* Begin *

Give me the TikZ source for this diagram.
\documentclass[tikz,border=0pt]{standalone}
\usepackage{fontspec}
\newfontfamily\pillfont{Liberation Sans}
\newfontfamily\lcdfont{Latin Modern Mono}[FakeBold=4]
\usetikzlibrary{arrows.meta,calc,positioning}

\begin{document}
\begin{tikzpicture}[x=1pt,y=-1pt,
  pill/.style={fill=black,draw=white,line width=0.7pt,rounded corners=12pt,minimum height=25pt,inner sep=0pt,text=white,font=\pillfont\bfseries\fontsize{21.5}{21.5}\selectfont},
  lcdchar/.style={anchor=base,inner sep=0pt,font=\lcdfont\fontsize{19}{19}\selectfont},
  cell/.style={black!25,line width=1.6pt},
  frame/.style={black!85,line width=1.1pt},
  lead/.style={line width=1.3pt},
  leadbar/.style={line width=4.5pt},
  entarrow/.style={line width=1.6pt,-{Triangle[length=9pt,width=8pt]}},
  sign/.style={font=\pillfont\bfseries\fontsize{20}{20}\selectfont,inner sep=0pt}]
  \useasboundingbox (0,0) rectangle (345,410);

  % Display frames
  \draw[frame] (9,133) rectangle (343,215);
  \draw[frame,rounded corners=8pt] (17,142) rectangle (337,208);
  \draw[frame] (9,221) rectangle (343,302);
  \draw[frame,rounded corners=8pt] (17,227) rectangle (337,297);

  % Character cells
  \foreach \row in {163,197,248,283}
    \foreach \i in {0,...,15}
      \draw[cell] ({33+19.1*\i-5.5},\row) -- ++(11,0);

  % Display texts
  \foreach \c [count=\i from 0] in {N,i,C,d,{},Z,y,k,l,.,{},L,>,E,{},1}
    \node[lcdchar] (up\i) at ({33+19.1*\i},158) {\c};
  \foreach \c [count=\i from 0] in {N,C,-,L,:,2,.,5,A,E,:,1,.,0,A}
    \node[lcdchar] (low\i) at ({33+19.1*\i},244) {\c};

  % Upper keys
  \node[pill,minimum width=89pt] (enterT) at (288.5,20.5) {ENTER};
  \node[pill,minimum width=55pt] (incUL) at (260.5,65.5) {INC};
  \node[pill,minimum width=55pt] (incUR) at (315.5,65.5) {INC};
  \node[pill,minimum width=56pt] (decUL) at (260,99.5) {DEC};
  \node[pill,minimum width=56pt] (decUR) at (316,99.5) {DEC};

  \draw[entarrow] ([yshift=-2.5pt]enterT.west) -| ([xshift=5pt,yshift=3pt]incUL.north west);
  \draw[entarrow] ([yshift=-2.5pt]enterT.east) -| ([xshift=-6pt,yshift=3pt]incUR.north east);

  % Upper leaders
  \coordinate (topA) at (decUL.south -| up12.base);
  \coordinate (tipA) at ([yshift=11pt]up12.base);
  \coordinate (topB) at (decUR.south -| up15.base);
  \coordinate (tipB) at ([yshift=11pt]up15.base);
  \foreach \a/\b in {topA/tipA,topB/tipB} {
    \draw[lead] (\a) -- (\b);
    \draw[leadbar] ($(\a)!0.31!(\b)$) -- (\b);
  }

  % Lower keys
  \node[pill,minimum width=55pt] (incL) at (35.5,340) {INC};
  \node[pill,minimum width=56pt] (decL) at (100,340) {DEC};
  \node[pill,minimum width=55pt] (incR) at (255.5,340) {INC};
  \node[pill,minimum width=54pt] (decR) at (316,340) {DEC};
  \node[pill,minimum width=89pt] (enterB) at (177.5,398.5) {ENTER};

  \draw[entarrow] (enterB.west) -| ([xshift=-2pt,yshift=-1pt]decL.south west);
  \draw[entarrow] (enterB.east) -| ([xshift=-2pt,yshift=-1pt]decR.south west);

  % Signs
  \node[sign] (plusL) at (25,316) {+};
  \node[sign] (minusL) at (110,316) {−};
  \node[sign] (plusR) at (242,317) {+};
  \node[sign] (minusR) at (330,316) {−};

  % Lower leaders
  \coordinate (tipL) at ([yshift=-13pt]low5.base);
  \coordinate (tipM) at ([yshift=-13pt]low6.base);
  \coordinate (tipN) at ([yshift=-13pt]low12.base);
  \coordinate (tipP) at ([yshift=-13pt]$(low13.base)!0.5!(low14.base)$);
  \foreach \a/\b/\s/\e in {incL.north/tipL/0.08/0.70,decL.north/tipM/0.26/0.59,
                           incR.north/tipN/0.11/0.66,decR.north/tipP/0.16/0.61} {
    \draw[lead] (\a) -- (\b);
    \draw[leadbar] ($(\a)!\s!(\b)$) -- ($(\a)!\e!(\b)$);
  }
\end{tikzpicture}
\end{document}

* End *

* [Exercise description] Nothing should be left out: repeat all of the data exactly.

* [Output for this exercise]
Give me the TikZ source for this diagram.
\documentclass[tikz,border=0pt]{standalone}
\usepackage{fontspec}
\newfontfamily\pillfont{Liberation Sans}
\newfontfamily\lcdfont{Latin Modern Mono}[FakeBold=4]
\usetikzlibrary{arrows.meta,calc,positioning}

\begin{document}
\begin{tikzpicture}[x=1pt,y=-1pt,
  pill/.style={fill=black,draw=white,line width=0.7pt,rounded corners=12pt,minimum height=25pt,inner sep=0pt,text=white,font=\pillfont\bfseries\fontsize{21.5}{21.5}\selectfont},
  lcdchar/.style={anchor=base,inner sep=0pt,font=\lcdfont\fontsize{19}{19}\selectfont},
  cell/.style={black!25,line width=1.6pt},
  frame/.style={black!85,line width=1.1pt},
  lead/.style={line width=1.3pt},
  leadbar/.style={line width=4.5pt},
  entarrow/.style={line width=1.6pt,-{Triangle[length=9pt,width=8pt]}},
  sign/.style={font=\pillfont\bfseries\fontsize{20}{20}\selectfont,inner sep=0pt}]
  \useasboundingbox (0,0) rectangle (345,410);

  % Display frames
  \draw[frame] (9,133) rectangle (343,215);
  \draw[frame,rounded corners=8pt] (17,142) rectangle (337,208);
  \draw[frame] (9,221) rectangle (343,302);
  \draw[frame,rounded corners=8pt] (17,227) rectangle (337,297);

  % Character cells
  \foreach \row in {163,197,248,283}
    \foreach \i in {0,...,15}
      \draw[cell] ({33+19.1*\i-5.5},\row) -- ++(11,0);

  % Display texts
  \foreach \c [count=\i from 0] in {N,i,C,d,{},Z,y,k,l,.,{},L,>,E,{},1}
    \node[lcdchar] (up\i) at ({33+19.1*\i},158) {\c};
  \foreach \c [count=\i from 0] in {N,C,-,L,:,2,.,5,A,E,:,1,.,0,A}
    \node[lcdchar] (low\i) at ({33+19.1*\i},244) {\c};

  % Upper keys
  \node[pill,minimum width=89pt] (enterT) at (288.5,20.5) {ENTER};
  \node[pill,minimum width=55pt] (incUL) at (260.5,65.5) {INC};
  \node[pill,minimum width=55pt] (incUR) at (315.5,65.5) {INC};
  \node[pill,minimum width=56pt] (decUL) at (260,99.5) {DEC};
  \node[pill,minimum width=56pt] (decUR) at (316,99.5) {DEC};

  \draw[entarrow] ([yshift=-2.5pt]enterT.west) -| ([xshift=5pt,yshift=3pt]incUL.north west);
  \draw[entarrow] ([yshift=-2.5pt]enterT.east) -| ([xshift=-6pt,yshift=3pt]incUR.north east);

  % Upper leaders
  \coordinate (topA) at (decUL.south -| up12.base);
  \coordinate (tipA) at ([yshift=11pt]up12.base);
  \coordinate (topB) at (decUR.south -| up15.base);
  \coordinate (tipB) at ([yshift=11pt]up15.base);
  \foreach \a/\b in {topA/tipA,topB/tipB} {
    \draw[lead] (\a) -- (\b);
    \draw[leadbar] ($(\a)!0.31!(\b)$) -- (\b);
  }

  % Lower keys
  \node[pill,minimum width=55pt] (incL) at (35.5,340) {INC};
  \node[pill,minimum width=56pt] (decL) at (100,340) {DEC};
  \node[pill,minimum width=55pt] (incR) at (255.5,340) {INC};
  \node[pill,minimum width=54pt] (decR) at (316,340) {DEC};
  \node[pill,minimum width=89pt] (enterB) at (177.5,398.5) {ENTER};

  \draw[entarrow] (enterB.west) -| ([xshift=-2pt,yshift=-1pt]decL.south west);
  \draw[entarrow] (enterB.east) -| ([xshift=-2pt,yshift=-1pt]decR.south west);

  % Signs
  \node[sign] (plusL) at (25,316) {+};
  \node[sign] (minusL) at (110,316) {−};
  \node[sign] (plusR) at (242,317) {+};
  \node[sign] (minusR) at (330,316) {−};

  % Lower leaders
  \coordinate (tipL) at ([yshift=-13pt]low5.base);
  \coordinate (tipM) at ([yshift=-13pt]low6.base);
  \coordinate (tipN) at ([yshift=-13pt]low12.base);
  \coordinate (tipP) at ([yshift=-13pt]$(low13.base)!0.5!(low14.base)$);
  \foreach \a/\b/\s/\e in {incL.north/tipL/0.08/0.70,decL.north/tipM/0.26/0.59,
                           incR.north/tipN/0.11/0.66,decR.north/tipP/0.16/0.61} {
    \draw[lead] (\a) -- (\b);
    \draw[leadbar] ($(\a)!\s!(\b)$) -- ($(\a)!\e!(\b)$);
  }
\end{tikzpicture}
\end{document}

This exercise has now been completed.